By Kavya J
A few weeks ago, a Medium.com post went viral, labelling a new breed of young Indians whose lingua franca was English, even at home, the country’s fastest-growing “caste”. The article drew a psychographic profile of these young people, “Indo-Anglians”, who might have grown up in bilingual homes, where the parents made an effort to speak in their mother tongues, but where English continued to dominate.
Drawing from his own life, the writer said that Indo-Anglians are concentrated around the country’s metros. “Within these cities,” he writes, “they are clustered in certain pockets: Gurgaon, and parts of South Delhi, South Bombay and Western Suburbs from Bandra to Andheri, Indiranagar, Koramangala and gated communities in Bangalore’s Outer Ring Road… They fall well within the top one per cent of India economically, and have a consumption basket that is comparable to their middle class counterparts abroad. Their kids go to international schools and have ‘first-world yoga names’ such as Aryan, Kabir, Kyra, Shanaya, Tia etc.”
I don’t have a First-World name, but I belong firmly to this demographic.

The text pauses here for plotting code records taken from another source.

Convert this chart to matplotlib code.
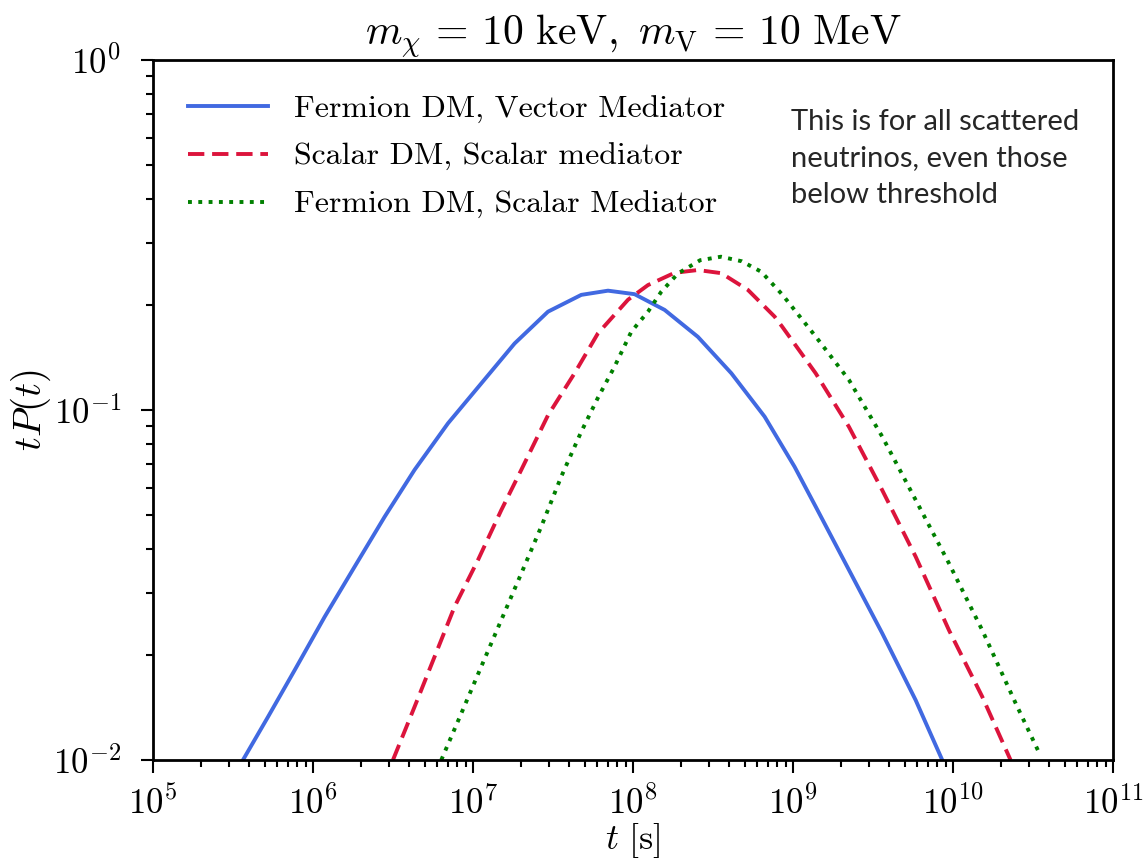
import numpy as np
import matplotlib
matplotlib.use("Agg")
import matplotlib.pyplot as plt
from matplotlib.ticker import NullFormatter

plt.rcParams['mathtext.fontset'] = 'cm'
plt.rcParams['font.family'] = 'serif'
plt.rcParams['font.serif'] = ['cmr10', 'DejaVu Serif']
plt.rcParams['axes.unicode_minus'] = False

# log10(t) and log10(t P(t)) for each model
vec_logt = [5.5625, 5.72, 5.886, 6.073, 6.26, 6.448, 6.635, 6.844, 7.052, 7.26, 7.469, 7.677,
            7.844, 8.01, 8.198, 8.406, 8.615, 8.823, 9.01, 9.142, 9.35, 9.558, 9.767, 9.933]
vec_logp = [-2.0, -1.876, -1.743, -1.591, -1.448, -1.305, -1.171, -1.038, -0.924, -0.81, -0.719, -0.671,
            -0.659, -0.669, -0.714, -0.791, -0.895, -1.019, -1.162, -1.276, -1.457, -1.638, -1.829, -2.0]

ssc_logt = [6.5, 6.635, 6.76, 6.885, 7.031, 7.177, 7.302, 7.469, 7.635, 7.781, 7.969, 8.094,
            8.26, 8.406, 8.552, 8.719, 8.885, 8.933, 9.142, 9.35, 9.558, 9.767, 9.975, 10.183, 10.36]
ssc_logp = [-2.0, -1.848, -1.705, -1.562, -1.429, -1.286, -1.171, -1.015, -0.895, -0.781, -0.685, -0.643,
            -0.608, -0.6, -0.609, -0.657, -0.733, -0.762, -0.895, -1.048, -1.229, -1.419, -1.629, -1.819, -2.0]

fsc_logt = [6.802, 6.927, 7.052, 7.177, 7.302, 7.427, 7.552, 7.677, 7.781, 7.885, 7.99, 8.094, 8.177,
            8.281, 8.42, 8.55, 8.68, 8.802, 8.933, 9.142, 9.35, 9.558, 9.767, 9.975, 10.183, 10.392, 10.535]
fsc_logp = [-2.0, -1.867, -1.733, -1.6, -1.467, -1.333, -1.19, -1.062, -0.965, -0.876, -0.776, -0.719, -0.662,
            -0.61, -0.572, -0.562, -0.575, -0.605, -0.67, -0.79, -0.914, -1.076, -1.257, -1.438, -1.629, -1.838, -1.976]

labels = ['Fermion DM, Vector Mediator', 'Scalar DM, Scalar mediator', 'Fermion DM, Scalar Mediator']

fig = plt.figure(figsize=(11.45, 8.65), dpi=100)
ax = fig.add_axes([0.1336, 0.1214, 0.8384, 0.8092])

ax.plot(10**np.array(vec_logt), 10**np.array(vec_logp), color='royalblue', lw=2.8, ls='-', label=labels[0])
ax.plot(10**np.array(ssc_logt), 10**np.array(ssc_logp), color='crimson', lw=2.8, ls=(0, (4.2, 2.0)), label=labels[1])
ax.plot(10**np.array(fsc_logt), 10**np.array(fsc_logp), color='green', lw=2.8, ls=':', label=labels[2])

ax.set_xscale('log')
ax.set_yscale('log')
ax.set_xlim(1e5, 1e11)
ax.set_ylim(1e-2, 1e0)
ax.xaxis.set_minor_formatter(NullFormatter())
ax.yaxis.set_minor_formatter(NullFormatter())

ax.tick_params(which='major', length=9, width=1.5, labelsize=25, top=False, right=False)
ax.tick_params(axis='x', which='major', pad=10)
ax.tick_params(axis='y', which='major', pad=14)
ax.tick_params(which='minor', length=5, width=1.5, top=False, right=False)
for s in ax.spines.values():
    s.set_linewidth(2)

ax.set_title(r'$m_\chi\,=\,10\ \mathrm{keV},\ m_{\rm V}\,=\,10\ \mathrm{MeV}$', fontsize=30, pad=8)
ax.set_xlabel(r'$t\ [\mathrm{s}]$', fontsize=26, labelpad=0)
ax.set_ylabel(r'$tP(t)$', fontsize=28, labelpad=0)

ax.legend(loc='upper left', fontsize=23, frameon=False, handlelength=2.5, labelspacing=0.6,
          borderaxespad=0.7, handletextpad=0.8)

ax.text(0.665, 0.93, 'This is for all scattered\nneutrinos, even those\nbelow threshold',
        transform=ax.transAxes, ha='left', va='top', family='Lato', fontsize=21,
        color='#262626', linespacing=1.5)

fig.savefig('out.png', dpi=100)
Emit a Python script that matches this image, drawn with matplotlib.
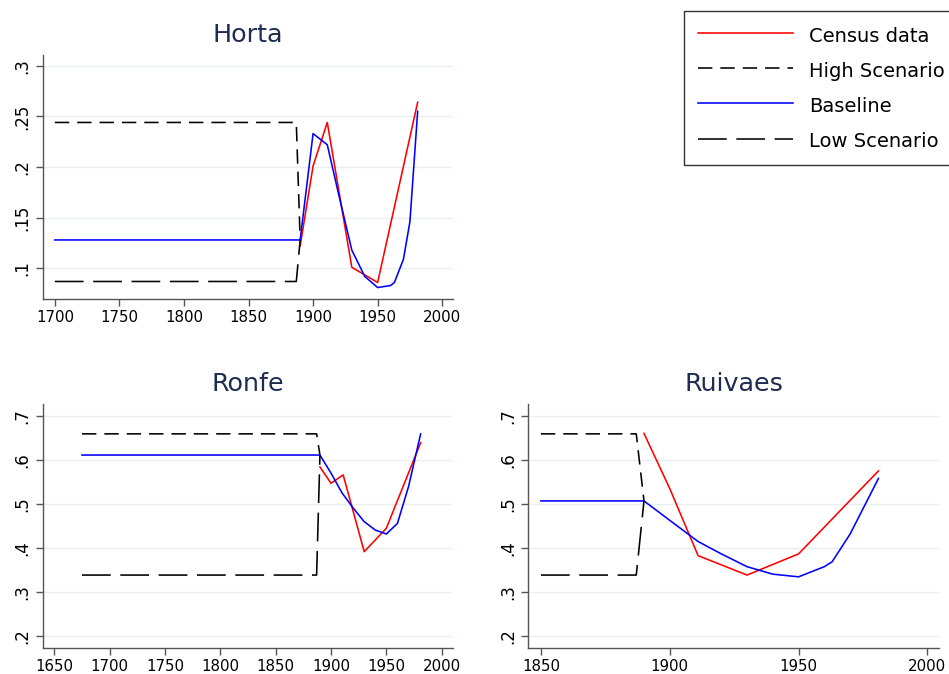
import matplotlib
matplotlib.use("Agg")
import matplotlib.pyplot as plt
from matplotlib.lines import Line2D

plt.rcParams['font.family'] = ['DejaVu Sans']

# ---------------- data ----------------
# Horta
horta_sc_years = [1700, 1887, 1890]
horta_high = [0.244, 0.244, 0.128]
horta_low = [0.087, 0.087, 0.128]
horta_base_years = [1700, 1890, 1900, 1911, 1920, 1930, 1940, 1950, 1960, 1963, 1970, 1975, 1981]
horta_base = [0.128, 0.128, 0.233, 0.222, 0.172, 0.118, 0.092, 0.081, 0.083, 0.086, 0.109, 0.146, 0.255]
horta_census_years = [1890, 1900, 1911, 1930, 1950, 1981]
horta_census = [0.122, 0.201, 0.244, 0.101, 0.086, 0.264]

# Ronfe
ronfe_sc_years = [1675, 1887, 1890]
ronfe_high = [0.659, 0.659, 0.611]
ronfe_low = [0.339, 0.339, 0.611]
ronfe_base_years = [1675, 1890, 1900, 1910, 1920, 1930, 1940, 1950, 1960, 1970, 1981]
ronfe_base = [0.611, 0.611, 0.570, 0.525, 0.491, 0.460, 0.441, 0.432, 0.456, 0.539, 0.659]
ronfe_census_years = [1890, 1900, 1911, 1930, 1950, 1981]
ronfe_census = [0.584, 0.547, 0.566, 0.392, 0.445, 0.639]

# Ruivaes
ruiv_sc_years = [1850, 1887, 1890]
ruiv_high = [0.659, 0.659, 0.507]
ruiv_low = [0.339, 0.339, 0.507]
ruiv_base_years = [1850, 1890, 1900, 1911, 1920, 1930, 1940, 1950, 1960, 1963, 1970, 1981]
ruiv_base = [0.507, 0.507, 0.463, 0.415, 0.387, 0.358, 0.341, 0.335, 0.358, 0.369, 0.432, 0.558]
ruiv_census_years = [1890, 1900, 1911, 1930, 1950, 1981]
ruiv_census = [0.660, 0.535, 0.383, 0.339, 0.387, 0.575]

titles = ["Horta", "Ronfe", "Ruivaes"]
legend_labels = ["Census data", "High Scenario", "Baseline", "Low Scenario"]

horta_yticks = [0.1, 0.15, 0.2, 0.25, 0.3]
horta_ylabels = [".1", ".15", ".2", ".25", ".3"]
low_yticks = [0.2, 0.3, 0.4, 0.5, 0.6, 0.7]
low_ylabels = [".2", ".3", ".4", ".5", ".6", ".7"]
horta_xticks = [1700, 1750, 1800, 1850, 1900, 1950, 2000]
ronfe_xticks = [1650, 1700, 1750, 1800, 1850, 1900, 1950, 2000]
ruiv_xticks = [1850, 1900, 1950, 2000]

# ---------------- style ----------------
W, H = 949, 674
fig = plt.figure(figsize=(W / 100, H / 100), dpi=100)

RED = '#ff0000'
BLUE = '#0000ff'
TITLE_C = '#1e2c52'
LW = 1.15
HIGH_LS = (0, (9.0, 5.0))
LOW_LS = (0, (18.0, 6.0))


def px_axes(x0, y0, x1, y1):
    return fig.add_axes([x0 / W, 1 - y1 / H, (x1 - x0) / W, (y1 - y0) / H])


def style(ax, title, xticks, yticks, ylabels, xlim, ylim):
    ax.set_xlim(*xlim)
    ax.set_ylim(*ylim)
    ax.set_xticks(xticks)
    ax.set_xticklabels([str(t) for t in xticks], fontsize=10.8)
    ax.set_yticks(yticks)
    ax.set_yticklabels(ylabels, fontsize=12, rotation=90, va='center')
    for s in ['top', 'right']:
        ax.spines[s].set_visible(False)
    for s in ['left', 'bottom']:
        ax.spines[s].set_color('#555555')
        ax.spines[s].set_linewidth(1.0)
    ax.tick_params(axis='both', length=5, width=1.0, color='#555555', pad=3)
    ax.grid(axis='y', color='#e8eff3', linewidth=1.0)
    ax.set_axisbelow(True)
    ax.set_title(title, fontsize=18.3, color=TITLE_C, pad=9.5)


def draw(ax, sc_years, high, low, base_years, base, cen_years, cen):
    ax.plot(cen_years, cen, color=RED, lw=LW)
    ax.plot(sc_years, high, color='black', lw=LW, linestyle=HIGH_LS)
    ax.plot(base_years, base, color=BLUE, lw=LW)
    ax.plot(sc_years, low, color='black', lw=LW, linestyle=LOW_LS)


ax1 = px_axes(42.7, 55, 453.3, 299)
draw(ax1, horta_sc_years, horta_high, horta_low, horta_base_years, horta_base,
     horta_census_years, horta_census)
style(ax1, titles[0], horta_xticks, horta_yticks, horta_ylabels,
      (1690.6, 2008.6), (0.0697, 0.3106))

ax2 = px_axes(42.7, 404.3, 453.3, 648.3)
draw(ax2, ronfe_sc_years, ronfe_high, ronfe_low, ronfe_base_years, ronfe_base,
     ronfe_census_years, ronfe_census)
style(ax2, titles[1], ronfe_xticks, low_yticks, low_ylabels,
      (1639.5, 2010.5), (0.173, 0.726))

ax3 = px_axes(528.3, 404.3, 939, 648.3)
draw(ax3, ruiv_sc_years, ruiv_high, ruiv_low, ruiv_base_years, ruiv_base,
     ruiv_census_years, ruiv_census)
style(ax3, titles[2], ruiv_xticks, low_yticks, low_ylabels,
      (1845.1, 2004.5), (0.173, 0.726))

handles = [
    Line2D([], [], color=RED, lw=LW),
    Line2D([], [], color='black', lw=LW, linestyle=HIGH_LS),
    Line2D([], [], color=BLUE, lw=LW),
    Line2D([], [], color='black', lw=LW, linestyle=LOW_LS),
]
leg = fig.legend(handles, legend_labels, loc='upper left',
                 bbox_to_anchor=(684 / W, 1 - 11 / H), fontsize=14,
                 frameon=True, fancybox=False, edgecolor='black',
                 handlelength=4.9, handleheight=1.28, handletextpad=0.82,
                 labelspacing=0.73, borderpad=0.7, borderaxespad=0)
leg.get_frame().set_linewidth(1.0)

fig.savefig('out.png', dpi=100)
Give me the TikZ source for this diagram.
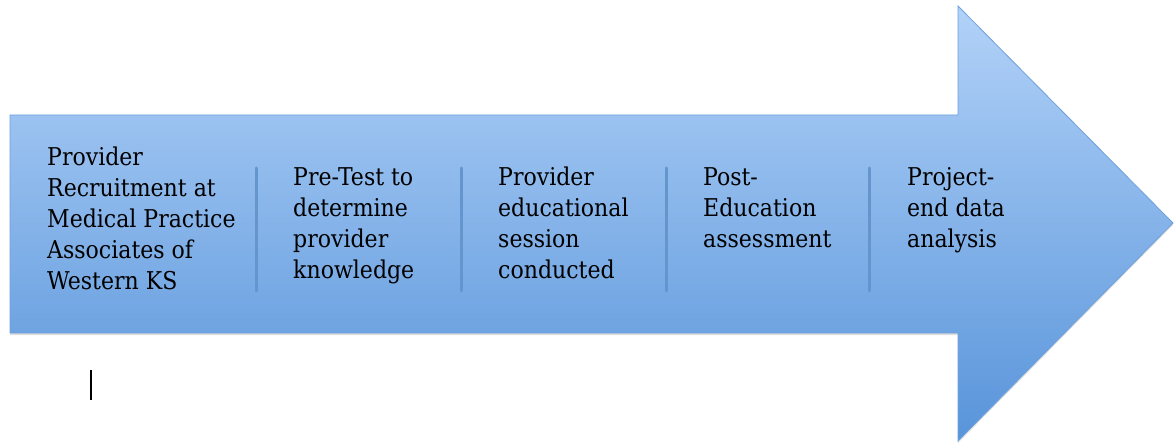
\documentclass[tikz,border=0pt]{standalone}
\usepackage{fontspec}
\setmainfont{DejaVu Serif Condensed}
\usetikzlibrary{shadows}

%Defining blue colours
\definecolor{ArrowTop}{RGB}{178,210,248}
\definecolor{ArrowBottom}{RGB}{88,148,218}
\definecolor{ArrowLine}{RGB}{110,160,220}
\definecolor{SepBlue}{RGB}{100,150,205}

\begin{document}
\begin{tikzpicture}[x=1pt,y=-1pt,
  stage/.style={anchor=north west,inner sep=0pt,align=left,text=black,
    font=\fontsize{24.5}{31}\selectfont},
  divider/.style={line width=3pt,line cap=round,SepBlue}]

%Page borders
\useasboundingbox (0,0) rectangle (1175,446);

%Big arrow
\path[top color=ArrowTop,bottom color=ArrowBottom,draw=ArrowLine,line width=0.8pt,
  drop shadow={opacity=0.25,shadow xshift=0pt,shadow yshift=-2pt}]
  (10,115) -- (958,115) -- (958,6) -- (1173,223) -- (958,441) -- (958,333) -- (10,333) -- cycle;

%Stages
\node[stage] (recruit)  at (47,147)  {Provider\\Recruitment at\\Medical Practice\\Associates of\\Western KS};
\node[stage] (pretest)  at (293,167) {Pre-Test to\\determine\\provider\\knowledge};
\node[stage] (session)  at (498,167) {Provider\\educational\\session\\conducted};
\node[stage] (posted)   at (703,167) {Post-\\Education\\assessment};
\node[stage] (analysis) at (907,167) {Project-\\end data\\analysis};

%Dividers between stages
\foreach \x in {256,461,666,869}
  \draw[divider] (\x,168) -- (\x,291);

%Cursor mark
\draw[line width=1.5pt] (91,370) -- (91,400);

\end{tikzpicture}
\end{document}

Every parent tries their damndest to make their English-speaking kids learn their mother tongue, and my mother was no different. I hated Sundays for the struggle that I knew would inevitably follow. The routine would be something like this: After breakfast, when other kids were allowed to laze in front of the TV or play, I was supposed to learn “proper” Gujarati by reading the language newspaper out loud to her. Why was this exercise necessary, I would argue, given that I will not be using Gujarati elsewhere? Why do we insist on teaching our children languages that are not going to serve them in life or work or love? Shouldn’t one language be enough for everyone?
My mother was sick of my arguments. My dadi on the other hand, was a little more patient with my rants. One summer she asked me to read out a letter written in Gujarati by her friend, who was supposed to pick her up from a point near “Chandan lab”. I misread it, and sent her outside another shop called “Chandan Bhel”. In those days, without a phone to reach her friend, my poor grandma came back home after a couple of hours in the sun, without having seen her friend.
That day, I deserved her anger, but what I wasn’t prepared for was sadness. It was clear that my indifference toward a language that defined our heritage, had hurt her deeply.
She took up where my mother left off. She began to fill in this culture deficit by exposing me to more and more Gujarati folk songs and tales and taking me along to watch Gujarati plays. Somehow, with her, I didn’t resent it – it was far more enjoyable than having to read the newspaper. I even enjoyed our time together and every Navratri when I mouth the lyrics to dandiya songs, I remember her.
Her cultural references are even more divergent than mine were. Gujarati has no place in her world.
My grandma had taught me a valuable lesson. I realised how much of a role a language can play in sustaining not just culture but in fostering relationships. It doesn’t seem like a big deal to millennials today, and of course, one can communicate no matter what words they speak.
But the familiarity of a shared language has something very comforting about it. It can immediately change the rapport you share with someone. It can bridge unbreachable divides. Like the time you are caught with pot by a policewala in Mumbai. You know you are in the wrong, but you also know that throwing in a beseeching “sahib” or a “jaaun dya na bhau” to try to be in his good books.
My niece was recently asked to choose between Spanish and Hindi at school. She immediately chose Spanish. I asked her who she plans to speak Spanish with. My friends, she tells me, with a toss of her hair. She’s a girl raised on English videos and Japanese animated series centered around a lazy egg yolk, and Roald Dahl books. Her cultural references are even more divergent than mine were. Gujarati has no place in her world.
My grandmother does not know how to relate to her. The language, which ought to bring them closer, is a wedge between their worlds.
I doubt my niece will persevere with Spanish. It will be dropped like many other things have been dropped – guitar lessons and t’ai chi classes. She will grow up to speak only English, just like an Indo-Anglian. I know it’s a bit rich for me to think about this, but we might become just another English-speaking country, with a moderately different accent. We will be unlike those European countries like the Norway, Spain, Italy, Czech Republic, or Asian nations like China and Japan that have learnt to hold their mother tongues dear, because we don’t have a single regional language that unites us.
Besides, Hindi and Gujarati are not as sexy as Spanish and French and it doesn’t help that regressive fringe outfits routinely turn language into a battleground. It almost makes you want to renounce this “cultural pride” bullshit and become part of the English-speaking world, that is supposedly free of hyper-nationalism and bigotry.
If we look past the politics though, we might realise we stand to lose something critical.
My grandmother’s friend, the one she was to meet at Chandan lab, passed away two years after that misreading episode. They never got to meet again. Gujarati might be a small entrant on the world stage, I may not get any jobs because I speak the language, and it will not help me get laid (quite the opposite in fact).
But our identities, our people, and our pasts are tied up in our mother tongue. My niece is too young to understand that. Thankfully, I’m not.